Putin’s Russia: Economic Stagnation & Growing Problems

by Archynetys World Desk

The Russian economy has come under massive pressure, directly linked to the huge costs of waging war against Ukraine, as well as the subsequent Western sanctions. The government is forced to face an unprecedented budget deficit. The shortfall is staggering, with the government projecting it will reach 5.736 trillion rubles, or about €64.4 billion, in 2025, and fall to just 3.786 trillion rubles, or about €42.5 billion, in 2026. The key problem is the significant drop in income from oil and gas; they fell in the first ten months of 2025 by 2 trillion rubles compared to the previous year, and only in October the Ministry of Finance there recorded a 27% year-on-year decrease.

Martin Vlachynský, an analyst at the INESS institute, also comments on the overall picture, describing the dimension of the conflict in detail. Vlachynský states that waging war brings with it not only direct but also indirect costs, with direct spending on soldiers and weapons cumulatively reaching around 500 billion euros as of February 2022. Even more serious are the indirect costs, which consist in the loss of markets for the export of key commodities, especially oil and gas. Russia has failed to replace Europe, which was the biggest buyer, with fossil export earnings in October 2025 at their lowest in three years.

Printing money

Vlachynsky also explains how Moscow is financing the growing budget hole. Due to financial sanctions, Russia cannot finance this deficit on the international market like other countries. Initially, the government covered the deficit from the National Welfare Fund, which already had to sell 57% of its gold reserves to cover budget deficits. In addition, for the first time in history, the Russian Central Bank started selling physical gold from its own reserves to finance the state budget. Currently, however, financing primarily relies on the issuance of domestic ruble bonds, which are subsequently purchased by semi-state banks. The central bank provides loans for these purchases, which is the main cause of long-term high inflation despite practically zero economic growth.

To prevent further depletion of reserves, the government presented a draft budget for 2026 with sweeping tax changes that are expected to generate 2.4 to 2.9 trillion rubles, or about 27 to 32.6 billion euros, in additional revenue. The most fundamental measure is the increase of value added tax (VAT) from 20% to 22%. The government is also drastically reducing the threshold for the obligation to pay VAT, from 60 million rubles (673,440 euros) to 10 million rubles (112,240 euros) of annual income. According to estimates, these changes could affect around 450,000 small businesses and entrepreneurs, which will probably accelerate the consolidation of the market and the absorption of smaller players by stronger ones.

The regions are out of money

Fiscal pressure also falls hard on the regions, with Vlachynský pointing out that up to half of them are in deficit this year, which will ultimately require funding from the central government.

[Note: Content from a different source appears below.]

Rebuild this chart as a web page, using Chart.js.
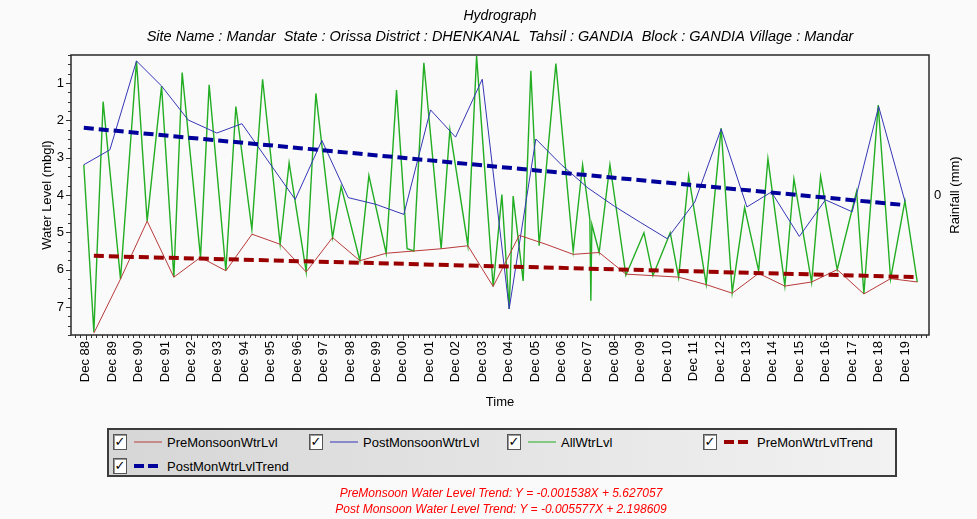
<!DOCTYPE html>
<html>
<head>
<meta charset="utf-8">
<title>Hydrograph</title>
<script src="https://cdn.jsdelivr.net/npm/chart.js@4.4.1/dist/chart.umd.min.js"></script>
<style>
  body { margin: 0; background: #fafafa; font-family: 'Liberation Sans', Arial, sans-serif; }
  #wrap { position: relative; width: 977px; height: 519px; overflow: hidden; }
  #legend {
    position: absolute; left: 107px; top: 428px; width: 786px; height: 45px;
    border: 2px solid #3c3c3c;
    background: linear-gradient(to right, #d6d6d6, #f2f2f2);
  }
  .lg-item { position: absolute; display: flex; align-items: center; height: 18px; font-size: 13px; color: #000; white-space: nowrap; cursor: pointer; }
  .lg-box {
    width: 12px; height: 14px; background: #fff; border: 1px solid #555;
    box-shadow: inset 1px 1px 0 #999; font-size: 13px; line-height: 14px;
    text-align: center; font-weight: bold; margin-right: 7px; font-family: 'DejaVu Sans', sans-serif;
  }
  .lg-item svg { margin-right: 5px; }
  #trendText {
    position: absolute; left: 0; width: 1002px; top: 485px; text-align: center;
    color: #ff0000; font-style: italic; font-size: 12px; line-height: 16px;
  }
</style>
</head>
<body>
<div id="wrap">
  <canvas id="hydro" width="977" height="519"></canvas>
  <div id="legend"></div>
  <div id="trendText">
    <div>PreMonsoon Water Level Trend: Y = -0.001538X + 5.627057</div>
    <div>Post Monsoon Water Level Trend: Y = -0.005577X + 2.198609</div>
  </div>
</div>
<script>
const FONT = "'Liberation Sans', Arial, sans-serif";
Chart.defaults.font.family = FONT;
Chart.defaults.color = '#000';

// x axis labels (one per December)
const xTickLabels = ['Dec 88', 'Dec 89', 'Dec 90', 'Dec 91', 'Dec 92', 'Dec 93', 'Dec 94', 'Dec 95',
  'Dec 96', 'Dec 97', 'Dec 98', 'Dec 99', 'Dec 00', 'Dec 01', 'Dec 02', 'Dec 03', 'Dec 04', 'Dec 05',
  'Dec 06', 'Dec 07', 'Dec 08', 'Dec 09', 'Dec 10', 'Dec 11', 'Dec 12', 'Dec 13', 'Dec 14', 'Dec 15',
  'Dec 16', 'Dec 17', 'Dec 18', 'Dec 19'];
const yTicks = [1, 2, 3, 4, 5, 6, 7];

// pre-monsoon water level (mbgl)
const preDates = ['1989-03-24', '1990-03-27', '1991-03-30', '1992-04-02', '1993-04-06', '1994-03-22',
  '1995-03-18', '1996-04-10', '1997-04-05', '1998-04-04', '1999-04-16', '2000-04-14', '2001-05-02',
  '2002-05-14', '2003-05-18', '2004-05-01', '2005-04-27', '2006-05-01', '2007-05-12', '2008-05-05',
  '2009-05-10', '2010-05-18', '2011-05-08', '2012-05-23', '2013-05-18', '2014-05-18', '2015-05-15',
  '2016-05-19', '2017-05-08', '2018-05-11', '2019-05-15', '2020-05-18'];
const preLevels = [7.70, 6.25, 4.70, 6.20, 5.67, 6.03, 5.05, 5.32, 6.06, 5.14, 5.76, 5.56, 5.50,
  5.44, 5.36, 6.45, 5.08, 5.32, 5.59, 5.54, 6.12, 6.16, 6.20, 6.40, 6.63, 6.10, 6.44,
  6.33, 6.00, 6.65, 6.24, 6.33];

// post-monsoon water level (mbgl), no reading in 1995
const postDates = ['1988-11-05', '1989-10-31', '1990-11-03', '1991-10-15', '1992-10-17', '1993-11-17',
  '1994-10-29', '1996-11-04', '1997-11-08', '1998-11-06', '1999-11-23', '2000-12-14', '2001-12-18',
  '2002-11-29', '2003-12-02', '2004-12-09', '2005-12-12', '2006-11-30', '2007-12-01', '2008-12-01',
  '2009-12-01', '2010-12-01', '2011-12-17', '2012-12-16', '2013-12-07', '2014-11-10', '2015-12-01',
  '2016-11-26', '2017-12-01', '2018-12-01', '2019-12-01'];
const postLevels = [3.19, 2.79, 0.41, 1.08, 1.99, 2.34, 2.09, 4.12, 2.54, 4.07, 4.25, 4.52, 1.72,
  2.45, 0.90, 7.05, 2.50, 3.19, 3.81, 4.30, 4.74, 5.17, 4.19, 2.23, 4.32, 3.92, 5.11,
  4.13, 4.45, 1.63, 4.18];

// all water level readings (mbgl)
const allDates = ['1988-11-05', '1989-03-24', '1989-07-30', '1990-03-27', '1990-11-03', '1991-03-30',
  '1991-10-15', '1992-04-02', '1992-07-26', '1993-04-06', '1993-08-03', '1994-03-22', '1994-08-07',
  '1995-03-16', '1995-08-11', '1996-04-10', '1996-08-12', '1997-04-05', '1997-08-17', '1998-04-04',
  '1998-08-01', '1999-04-16', '1999-08-19', '2000-04-14', '2000-09-04', '2001-01-29', '2001-05-02',
  '2001-09-17', '2002-05-14', '2002-09-11', '2003-05-18', '2003-09-15', '2004-05-01', '2004-08-30',
  '2004-12-09', '2005-02-02', '2005-06-20', '2005-10-04', '2006-01-27', '2006-09-15', '2007-05-12',
  '2007-09-19', '2007-12-28', '2008-01-11', '2008-01-25', '2008-05-05', '2008-10-01', '2009-05-10',
  '2010-01-14', '2010-05-18', '2011-01-12', '2011-05-08', '2011-09-23', '2012-05-23', '2012-12-16',
  '2013-05-18', '2013-11-05', '2014-05-18', '2014-09-23', '2015-05-15', '2015-09-17', '2016-05-19',
  '2016-09-20', '2017-05-08', '2018-01-31', '2018-05-11', '2018-11-25', '2019-05-15', '2019-11-29',
  '2020-05-18'];
const allLevels = [3.19, 7.67, 1.50, 6.25, 0.41, 4.70, 1.08, 6.20, 0.72, 5.67, 1.05, 6.03, 1.63,
  4.92, 0.90, 5.32, 3.14, 6.06, 1.28, 5.14, 3.77, 5.76, 3.48, 5.56, 1.19, 5.44, 5.50,
  0.46, 5.44, 2.25, 5.35, 0.28, 6.45, 3.99, 7.05, 4.03, 6.30, 0.67, 5.36, 0.48, 5.50,
  3.19, 4.65, 6.83, 4.79, 5.54, 3.19, 6.15, 5.01, 6.16, 5.01, 6.21, 3.48, 6.39, 2.21,
  6.61, 4.34, 6.03, 3.03, 6.43, 3.57, 6.34, 3.50, 6.00, 3.90, 6.65, 1.59, 6.25, 4.16,
  6.33];

// trend line end points
const preTrendDates = ['1989-03-24', '2020-05-18'];
const preTrendLevels = [5.63, 6.20];
const postTrendDates = ['1988-11-05', '2019-12-01'];
const postTrendLevels = [2.20, 4.27];

function decYear(s) {
  const [y, m, d] = s.split('-').map(Number);
  const start = Date.UTC(y, 0, 1), end = Date.UTC(y + 1, 0, 1);
  return y + (Date.UTC(y, m - 1, d) - start) / (end - start);
}
function pts(dates, levels) {
  return dates.map((d, i) => ({ x: decYear(d), y: levels[i] }));
}
function labelYear(lbl) {
  const yy = Number(lbl.slice(4));
  return yy > 50 ? 1900 + yy : 2000 + yy;
}
const xTickValues = xTickLabels.map(l => decYear(labelYear(l) + '-12-01'));

const axisDecor = {
  id: 'axisDecor',
  afterDatasetsDraw(chart) {
    const { ctx, chartArea: a, scales: { x, y, y2 } } = chart;
    ctx.save();
    ctx.strokeStyle = '#333';
    ctx.lineWidth = 1;
    ctx.beginPath();
    // x ticks: major at Dec, 4 minor in between
    const step = 0.2;
    for (let v = xTickValues[0] - 5 * step; v <= x.max; v += step) {
      if (v < x.min) continue;
      const major = xTickValues.some(t => Math.abs(t - v) < 1e-6);
      const px = Math.round(x.getPixelForValue(v)) + 0.5;
      ctx.moveTo(px, a.bottom);
      ctx.lineTo(px, a.bottom + (major ? 5 : 3));
    }
    // y ticks: major at integers, minor every 0.25
    for (let v = y.min; v <= y.max + 1e-9; v += 0.25) {
      const major = Math.abs(v - Math.round(v)) < 1e-6;
      const py = Math.round(y.getPixelForValue(v)) + 0.5;
      ctx.moveTo(a.left, py);
      ctx.lineTo(a.left - (major ? 5 : 3), py);
    }
    ctx.stroke();
    // frame
    ctx.lineWidth = 1.5;
    ctx.strokeStyle = '#2a2a2a';
    ctx.strokeRect(a.left, a.top, a.right - a.left, a.bottom - a.top);
    // right axis title, reads bottom to top
    ctx.translate(y2.left + 26, (a.top + a.bottom) / 2);
    ctx.rotate(-Math.PI / 2);
    ctx.fillStyle = '#000';
    ctx.font = '13px ' + FONT;
    ctx.textAlign = 'center';
    ctx.textBaseline = 'middle';
    ctx.fillText('Rainfall (mm)', 0, 0);
    ctx.restore();
  }
};

const chart = new Chart(document.getElementById('hydro'), {
  type: 'line',
  data: {
    datasets: [
      { label: 'PreMonsoonWtrLvl', data: pts(preDates, preLevels), borderColor: '#b83a3a', borderWidth: 1, order: 1 },
      { label: 'PostMonsoonWtrLvl', data: pts(postDates, postLevels), borderColor: '#3535b5', borderWidth: 1, order: 1 },
      { label: 'AllWtrLvl', data: pts(allDates, allLevels), borderColor: '#22ad22', borderWidth: 1.4, order: 2 },
      { label: 'PreMonWtrLvlTrend', data: pts(preTrendDates, preTrendLevels), borderColor: '#9a0000', borderWidth: 4, borderDash: [10, 5], order: 0 },
      { label: 'PostMonWtrLvlTrend', data: pts(postTrendDates, postTrendLevels), borderColor: '#00009a', borderWidth: 4, borderDash: [10, 5], order: 0 }
    ]
  },
  options: {
    responsive: false,
    devicePixelRatio: 1,
    animation: false,
    layout: { padding: { left: 0, right: 0, top: 0, bottom: 107 } },
    elements: { point: { radius: 0 }, line: { tension: 0, fill: false } },
    plugins: {
      legend: { display: false },
      tooltip: { enabled: false },
      title: {
        display: true, fullSize: false, text: 'Hydrograph', color: '#000',
        font: { size: 14, style: 'italic', weight: 'normal' },
        padding: { top: 8, bottom: 3 }
      },
      subtitle: {
        display: true, fullSize: false, color: '#000',
        text: 'Site Name : Mandar  State : Orissa District : DHENKANAL  Tahsil : GANDIA  Block : GANDIA Village : Mandar',
        font: { size: 14.5, style: 'italic' },
        padding: { top: 0, bottom: 9.8 }
      }
    },
    scales: {
      x: {
        type: 'linear', position: 'bottom',
        min: 1988.36, max: 2020.82,
        afterBuildTicks: s => { s.ticks = xTickValues.map(v => ({ value: v })); },
        afterFit: s => { s.height = 77; },
        ticks: {
          autoSkip: false, minRotation: 90, maxRotation: 90, padding: 6,
          font: { size: 13 },
          callback: (v, i) => xTickLabels[i]
        },
        grid: { display: false, drawTicks: false },
        border: { display: false },
        title: { display: true, text: 'Time', font: { size: 13 }, padding: { top: 0, bottom: 2 } }
      },
      y: {
        position: 'left', reverse: true,
        min: 0.25, max: 7.75,
        afterBuildTicks: s => { s.ticks = yTicks.map(v => ({ value: v })); },
        afterFit: s => { s.width = 71; },
        ticks: { font: { size: 13 }, padding: 7 },
        grid: { display: false, drawTicks: false },
        border: { display: false },
        title: { display: true, text: 'Water Level (mbgl)', font: { size: 13 }, padding: { top: 40, bottom: 0 } }
      },
      y2: {
        position: 'right',
        min: -1, max: 1,
        afterBuildTicks: s => { s.ticks = [{ value: 0 }]; },
        afterFit: s => { s.width = 48; },
        ticks: { font: { size: 13 }, padding: 5 },
        grid: { display: false, drawTicks: false },
        border: { display: false }
      }
    }
  },
  plugins: [axisDecor]
});

// legend in the style of the original, with check boxes
const legendCols = [4, 200, 398, 594];
const legendRows = [3, 27];
const legend = document.getElementById('legend');
chart.data.datasets.forEach((ds, i) => {
  const item = document.createElement('div');
  item.className = 'lg-item';
  item.style.left = legendCols[i % 4] + 'px';
  item.style.top = legendRows[Math.floor(i / 4)] + 'px';
  const dash = ds.borderDash ? `stroke-dasharray="10 4"` : '';
  const w = ds.borderDash ? 4 : 1;
  item.innerHTML = `<span class="lg-box">✓</span>` +
    `<svg width="28" height="8"><line x1="0" y1="4" x2="28" y2="4" stroke="${ds.borderColor}" stroke-width="${w}" ${dash}/></svg>` +
    `<span>${ds.label}</span>`;
  item.addEventListener('click', () => {
    const vis = !chart.isDatasetVisible(i);
    chart.setDatasetVisibility(i, vis);
    item.querySelector('.lg-box').textContent = vis ? '✓' : '';
    chart.update();
  });
  legend.appendChild(item);
});
</script>
</body>
</html>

Regional budgets showed a deficit of 724.8 billion rubles by the end of September, which is approximately 8.27 billion euros. As a result of these financial problems, 12 regions have already cut teacher pay and elsewhere are considering raising taxes on small businesses. In a worrying sign that reflects the region’s deepening fiscal crunch, some federal republics have already moved to cut bonuses for recruiting new soldiers, as well as lower compensation for injury or death in Ukraine.

In addition to regional problems, the crisis has also taken deep root in the civil sector. Martin Vlachynský states that the civil sector is falling deeper and deeper into problems. He points out, for example, the debt of the railways exceeding 46 billion euros, with which the state will have to help, or the automobile industry in “free fall”, where AvtoVAZ (Lada) has reduced the production target from 500,000 to 300,000 cars. While defense and propaganda spending remain protected, the government is cutting funding for key development programs, such as in regional primary health care, where the government is reducing funding from 123.3 billion rubles (1.38 billion euros) to 53.2 billion rubles (597.1 million euros) in 2026.

However, this does not mean the end of the Russian economy

In conclusion, Vlachynský puts the economic misery in a wider context when he reminds that the bad economic situation “only means that Russia will be able to produce significantly less modern weapons than it could with a well-functioning economy.” Therefore, smaller countries lying on a potential main axis of Russian attack, such as the Baltics or Poland, will have better chances to defend themselves, even if economic difficulties do not mean automatic military irrelevance, as the examples of Iran or North Korea show. The Russian economy thus balances between fiscal stability and the priority of unlimited war financing.